CILACAP, INDONESIA // Three militants were executed late yesterday for helping plan and carry out the 2002 Bali bombings that left 202 people dead, many of them foreign tourists, lawyers and relatives said.
Imam Samudra, Amrozi Nurhasyim, and Ali Ghufron were executed just before midnight several kilometres from their high security prison on Nusakambangan island, said Qadar Faisal, one of their attorneys.
Their bodies will be taken by helicopter to their home villages for burial, he said.
The Oct 12 2002 attacks - allegedly funded by al Qa'eda and carried out by members of the South-east Asian militant group Jemaah Islamiyah - thrust Indonesia onto the front lines in the war on terrorism.
One suicide bomber walked into Paddy's nightclub on a busy Saturday night, setting off a bomb attached to his vest.
Minutes later, a larger car bomb exploded outside the nearby Sari Club.
The victims - most of whom were revellers fleeing the first blast - included 88 Australians, 28 Britons and eight Americans.

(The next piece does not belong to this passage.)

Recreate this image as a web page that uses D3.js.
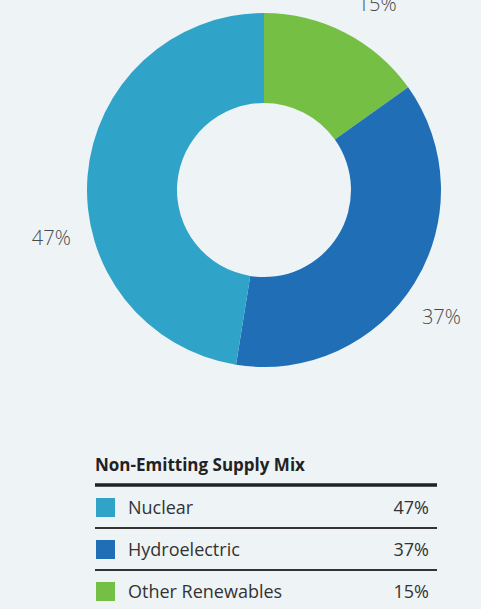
<!DOCTYPE html>
<html>
<head>
<meta charset="utf-8">
<script src="https://cdn.jsdelivr.net/npm/d3@7"></script>
<style>
  html, body { margin: 0; padding: 0; background: #eef3f6; }
  svg { display: block; font-family: "Open Sans", Lato, sans-serif; }
</style>
</head>
<body>
<svg id="chart" width="481" height="609"></svg>
<script>
// data
var categories = ["Other Renewables", "Hydroelectric", "Nuclear"];
var shares = [15, 37, 47];
var colors = ["#74bf44", "#1f6eb6", "#2fa4c8"];
var legendOrder = ["Nuclear", "Hydroelectric", "Other Renewables"];
var title = "Non-Emitting Supply Mix";

var svg = d3.select("#chart"),
    cx = 264, cy = 190,
    outerR = 177, innerR = 87;

var data = categories.map(function(c, i) { return {name: c, value: shares[i], color: colors[i]}; });

var pie = d3.pie()
    .sort(null)
    .value(function(d) { return d.value; });

var arc = d3.arc()
    .innerRadius(innerR)
    .outerRadius(outerR);

var donut = svg.append("g")
    .attr("transform", "translate(" + cx + "," + cy + ")");

var arcs = pie(data);

donut.selectAll("path")
    .data(arcs)
    .enter()
    .append("path")
    .attr("d", arc)
    .attr("fill", function(d) { return d.data.color; });

// outside labels, nudged a bit so they sit where the original put them
var labelR = 218;
var nudge = [0.07, 0.065, -0.3];
donut.selectAll(".pct")
    .data(arcs)
    .enter()
    .append("text")
    .attr("class", "pct")
    .attr("x", function(d, i) { var a = (d.startAngle + d.endAngle) / 2 + nudge[i]; return Math.sin(a) * labelR; })
    .attr("y", function(d, i) { var a = (d.startAngle + d.endAngle) / 2 + nudge[i]; return -Math.cos(a) * labelR; })
    .attr("dy", "0.35em")
    .attr("text-anchor", "middle")
    .attr("font-size", 20)
    .attr("font-weight", 300)
    .attr("fill", "#4a4a4a")
    .text(function(d) { return d.data.value + "%"; });

// legend table
var lx = 95, lw = 342, rowH = 42;
var legend = svg.append("g").attr("transform", "translate(" + lx + ",0)");

legend.append("text")
    .attr("x", 0)
    .attr("y", 471)
    .attr("font-size", 17)
    .attr("font-weight", "bold")
    .attr("fill", "#222")
    .text(title);

legend.append("line")
    .attr("x1", 0).attr("x2", lw)
    .attr("y1", 485).attr("y2", 485)
    .attr("stroke", "#222")
    .attr("stroke-width", 3.5);

var y = d3.scaleBand()
    .domain(legendOrder)
    .range([487, 487 + rowH * legendOrder.length]);

var byName = {};
data.forEach(function(d) { byName[d.name] = d; });

var rows = legend.selectAll(".row")
    .data(legendOrder)
    .enter()
    .append("g")
    .attr("class", "row")
    .attr("transform", function(d) { return "translate(0," + y(d) + ")"; });

rows.append("rect")
    .attr("x", 1)
    .attr("y", 11)
    .attr("width", 19)
    .attr("height", 19)
    .attr("fill", function(d) { return byName[d].color; });

rows.append("text")
    .attr("x", 33)
    .attr("y", 27)
    .attr("font-size", 18)
    .attr("fill", "#333")
    .text(function(d) { return d; });

rows.append("text")
    .attr("x", 334)
    .attr("y", 27)
    .attr("text-anchor", "end")
    .attr("font-size", 18)
    .attr("fill", "#333")
    .text(function(d) { return byName[d].value + "%"; });

rows.filter(function(d, i) { return i < legendOrder.length - 1; })
    .append("line")
    .attr("x1", 0).attr("x2", lw)
    .attr("y1", rowH - 1).attr("y2", rowH - 1)
    .attr("stroke", "#333")
    .attr("stroke-width", 2);
</script>
</body>
</html>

Samudra, Nurhasyim and Ghufron confessed to helping plan and carry out the attacks, but never expressed remorse, even taunting relatives of victims at their trial.
They said the bombings were meant to avenge Muslims killed in US-led wars in Afghanistan and elsewhere and publicly expressed hope their own deaths would trigger revenge attacks in the world's most populous Muslim nation.
The capital Jakarta has been on high alert, with extra police deployed at embassies, shopping malls and offices, but most analysts expect any reaction to be small and limited to demonstrations, bomb hoaxes and shows of solidarity at the men's' funerals.
"But everyone should be extra vigilant, at least for the next week," said Ken Conboy, a Jakarta-based security expert, noting that even small, peaceful rallies "can quickly spin out of control."
Though the three Bali bombers said they were happy to die martyrs, their lawyers fought for years to stop their executions, arguing they were convicted retroactively on antiterrorism laws.
They also opposed death by firing squad, saying their clients preferred being beheaded because that was more "humane".
Mohamad Chozin, a brother of Nurhasyim and Ghufron, was among those who confirmed that they had received news the men had been executed.
"The bodies will be take to our mother's house," he said in their home village of Tenggulun.